Among pharma companies, it is definitely Merck Inc. which has been riding high in recent months, and it will be looking to set the pace again. Its cancer immunotherapy Keytruda has gone from strength to strength, while several competitors have suffered setbacks.
Keytruda has gained FDA approval as first line monotherapy for non-small cell lung cancer (NSCLC) and in combination with chemotherapy, opening up an opportunity to treat thousands of new patients.
Meanwhile its rivals, Bristo-Myers Squibb (BMS) with Opdivo and Roche with Tecentriq, have suffered major setbacks in NSCLC and bladder cancer, respectively.
Merck now wants to press home its advantage, and has revealed a long list of new trial readouts it will unveil at ASCO, which runs from 2-6 June in Chicago.
Data for Keytruda as a monotherapy will be presented in NSCLC, melanoma, urothelial carcinoma, gastric cancer and triple-negative breast cancer (TNBC), among others.
Breast cancer is one area in which the new checkpoint inhibitors haven’t produced any data yet, and if Merck can show Keytruda’s efficacy in TNBC, this could open up yet another new market for it.
TNBC constitutes 10-15% of female breast cancers, and means the tumour is oestrogen receptor (ER) negative, progesterone receptor (PR) negative and lacks expression of HER-2.
As the total number of new breast cancer cases is around 1.7 million a year, this 10-15% represents a very large group of patients.
The triple negative disease is often more aggressive and difficult to treat than other forms and, as it cannot be treated by existing targeted medicines, is an area of unmet need.
Five-year survival rates for TNBC are much lower on the current standard of chemotherapy and surgery compared to other breast cancer types (77% compared to 93%, respectively), but Keytruda will still need to demonstrate progress above and beyond this level.
Merck will also present data of Keytruda in combinations against NSCLC, TNBC and endometrial cancer, among others.
One such trial is the phase 1/2 ECHO-202/KEYNOTE-037 study of Keytruda in combination with Incyte’s investigational oral selective IDO1 enzyme inhibitor, epacadostat, in patients with advanced urothelial carcinoma.
Assumptions about this therapy area have just been turned on their head, after Roche recently revealed its Tecentriq had failed to show overall survival benefits in a phase 3 trial. Keytruda, Opdivo and AstraZeneca’s Imfinzi could all capitalise on Roche’s setback, and will all present data at ASCO.
However, while Keytruda has had considerable success in demonstrating overall survival (OS) benefits so far, this remains a potential stumbling block.

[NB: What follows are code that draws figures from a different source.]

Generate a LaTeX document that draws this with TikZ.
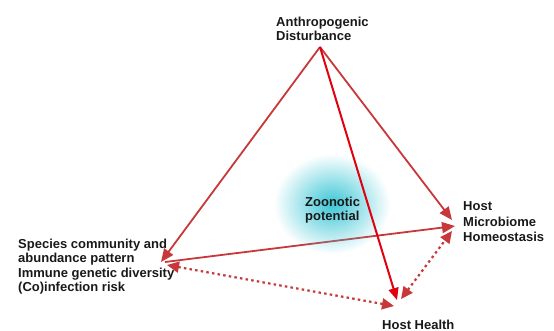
\documentclass[tikz,border=0pt]{standalone}
\usepackage{fontspec}
\setmainfont{Liberation Sans}
\usetikzlibrary{arrows.meta,fadings}
\definecolor{linered}{HTML}{C8373A}
\definecolor{brightred}{HTML}{E0000E}
\definecolor{glowcyan}{HTML}{3CC6D6}
\tikzfading[name=glowfade, inner color=transparent!0, outer color=transparent!100]
\tikzset{
  lbl/.style={font=\fontsize{13}{14.5}\selectfont\bfseries, align=left, inner sep=0pt, anchor=north west, text=black!90},
  conn/.style={draw=linered, line width=1.8pt, -{Triangle[length=13pt,width=11pt]}},
  strong/.style={draw=brightred, line width=2pt, -{Triangle[length=12pt,width=10pt]}},
  dotconn/.style={draw=linered, line width=2.2pt, dash pattern=on 2.5pt off 3.2pt, {Triangle[length=12pt,width=11pt]}-{Triangle[length=12pt,width=11pt]}},
}
\begin{document}
\begin{tikzpicture}[x=1pt,y=-1pt]
\useasboundingbox (0,0) rectangle (554,331);
% points
\coordinate (A) at (320,47);
\coordinate (Lt) at (161,262);
\coordinate (Rt) at (452,220);
\coordinate (Ht) at (397,300);
\coordinate (Ls) at (165,262);
\coordinate (Rs) at (455,226);
\coordinate (Ld) at (167,265);
\coordinate (Hd) at (394,306);
\coordinate (Hu) at (401,299);
\coordinate (Ru) at (452,231);
% solid species -> microbiome (under glow)
\draw[conn] (Ls) -- (Rs);
% glow
\fill[glowcyan, path fading=glowfade] (332,204) ellipse [x radius=58, y radius=50];
% texts
\node[lbl] (dist) at (276,16.6) {Anthropogenic\\Disturbance};
\node[lbl] (spec) at (18,238.7) {Species community and\\abundance pattern\\Immune genetic diversity\\(Co)infection risk};
\node[lbl, font=\fontsize{13}{15.2}\selectfont\bfseries] (micro) at (463,201.7) {Host\\Microbiome\\Homeostasis};
\node[lbl] (zoo) at (305,196.7) {Zoonotic\\potential};
\node[lbl] (health) at (382,319.7) {Host Health};
% connectors
\draw[conn] (A) -- (Lt);
\draw[conn] (A) -- (Rt);
\draw[dotconn] (Ld) -- (Hd);
\draw[dotconn] (Hu) -- (Ru);
\draw[strong] (A) -- (Ht);
\end{tikzpicture}
\end{document}
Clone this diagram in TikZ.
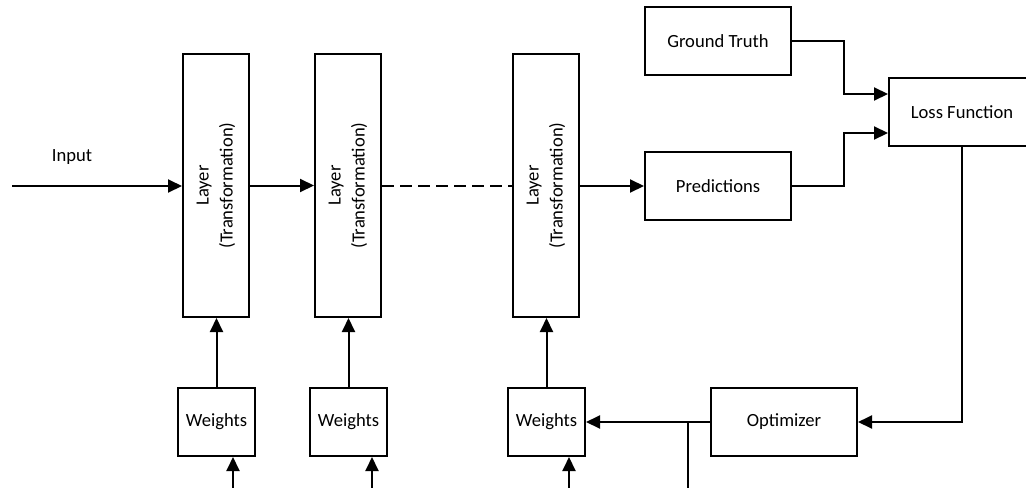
\documentclass[tikz,border=0pt]{standalone}
\usepackage{fontspec}
\setmainfont{Carlito}
\usetikzlibrary{arrows.meta,calc}
\begin{document}
\begin{tikzpicture}[x=0.5pt,y=-0.5pt,
  font=\fontsize{9.3}{12}\selectfont,
  box/.style={draw, line width=1pt, inner sep=0pt, align=center},
  layerbox/.style={box, minimum width=33pt, minimum height=131.5pt},
  wbox/.style={box, minimum width=38.5pt, minimum height=34pt},
  bigbox/.style={box, minimum width=73pt, minimum height=34pt},
  conn/.style={line width=1pt},
  arr/.style={conn, -{Triangle[length=7pt,width=6.5pt]}}]
\useasboundingbox (0,0) rectangle (1026,487);
% layers
\node[layerbox] (L1) at (216,185.5) {};
\node[layerbox] (L2) at (348,185.5) {};
\node[layerbox] (L3) at (546,185.5) {};
\foreach \n in {L1,L2,L3}
  \node[rotate=90, align=center] at (\n) {Layer\\(Transformation)};
% weights
\node[wbox] (W1) at (216.5,422) {Weights};
\node[wbox] (W2) at (348.5,422) {Weights};
\node[wbox] (W3) at (546.5,422) {Weights};
% right side
\node[bigbox] (GT) at (718,41) {Ground Truth};
\node[bigbox] (P) at (718,186) {Predictions};
\node[bigbox] (LF) at (962,112) {Loss Function};
\node[bigbox] (O) at (784,422) {Optimizer};
\node (in) at (72,157) {Input};
% free ends
\coordinate (s0) at (12,186);
\coordinate (w1in) at (233,500);
\coordinate (w2in) at (372,500);
\coordinate (w3in) at (569,500);
\coordinate (bj) at (688,422);
\coordinate (bend) at (688,500);
% connectors
\draw[arr] (s0) -- (s0 -| L1.west);
\draw[arr] (L1.east) -- (L2.west);
\draw[conn, dash pattern=on 6pt off 3pt] (L2.east) -- (L3.west);
\draw[arr] (L3.east |- P.west) -- (P.west);
\draw[arr] (W1.north) -- (W1.north |- L1.south);
\draw[arr] (W2.north) -- (W2.north |- L2.south);
\draw[arr] (W3.north) -- (W3.north |- L3.south);
\draw[arr] (w1in) -- (w1in |- W1.south);
\draw[arr] (w2in) -- (w2in |- W2.south);
\draw[arr] (w3in) -- (w3in |- W3.south);
\draw[arr] (GT.east) -- ++(26pt,0) |- ([yshift=9pt]LF.west);
\draw[arr] (P.east) -- ++(26pt,0) |- ([yshift=-10.5pt]LF.west);
\draw[arr] (LF.south) |- (O.east);
\draw[arr] (O.west) -- (W3.east);
\draw[conn] (bj) -- (bend);
\end{tikzpicture}
\end{document}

The abstract posted yesterday for Keytruda’s KEYNOTE-021 Cohort G study shows the drug hasn’t yet shown OS improvement in combination with chemotherapy for first-line NSCLC.
These patients had a 31% reduction in the risk of death compared to patients treated with chemotherapy alone. The survival benefit was not statistically significant, although this was in part because three quarters of the patients in the chemotherapy arm crossed over to receive Keytruda.
Among all the immunotherapy rivals, BMS will be keen to show Opdivo is still very much in the race. The drug is still the top-selling immunotherapy, despite predictions that Keytruda will soon overtake it.
Included in its data showcase will be first efficacy data for its investigational anti-LAG-3 in combination with Opdivo in anti-PD-1/PD-L1 relapsed or refractory patients. A study of Opdivo in combination with Incyte’s epacadostat will also be presented, alongside no fewer than 18 studies of Opdivo plus Yervoy across multiple tumour types, including advanced small cell lung cancer, melanoma and colorectal cancer.
The value and cost debate continues at ASCO 2017
The meeting has seen a sharp increase in the debate about the cost and value of new cancer medicines in recent years, and this trend continues this year at ASCO 2017.
There are around 60 abstracts presented on Value/Cost of Care, including one study assessing the parallel efforts of ASCO and its European counterpart ESMO to establish simple methods to help clinicians and payers evaluate value and cost. ASCO’s ‘value framework’ has numerous differences to ESMO’s magnitude of clinical benefit scale, but both reflect a growing need for healthcare systems and society to weigh up the value of this wave of new cancer drugs.